Categories: Consumer protection, Mortgages, Real estate transactions.
In Washington state, lenders typically use the deed of trust form for mortgages where the lender is the “beneficiary” of the trust and the “trustee” has the power to act to protect the beneficiary’s interest by foreclosing on the property if the borrower defaults on the note (the underlying loan). MERS is typically listed as the beneficiary of the deed of trust rather than the lender that actually issued the loan (and signed the note) in order to avoid having to record future assignments of the mortgage; the deed of trust is recorded listing MERS as the beneficiary rather than the lender that issued the note to the borrower/homeowner. Interpreting the meaning of the word “beneficiary” in state foreclosure statutes, the Washington Supreme Court agreed with other courts that have held that MERS is not actually the beneficiary of the note and thus has no power to initiate a nonjudicial foreclosure of the property upon default of the payments. Bain v. Metropolitan Mortgage Group, Inc., 2012 WL 3517326 (Wash. 2012).

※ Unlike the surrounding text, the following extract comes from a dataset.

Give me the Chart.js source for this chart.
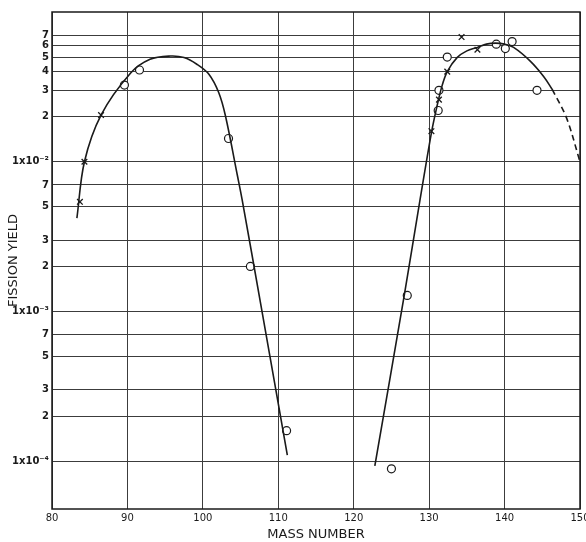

The court refused to say what the consequences of this ruling would be, although it did suggest that the proper party to bring the foreclosure is the current holder of the note who actually possesses the note or can demonstrate the chain of transactions that makes it the beneficiary of the note. The court also suggested that MERS might act as an agent of the actual beneficiary but only if it could identify the principal and prove that it had been granted agency power to act on behalf of that principal.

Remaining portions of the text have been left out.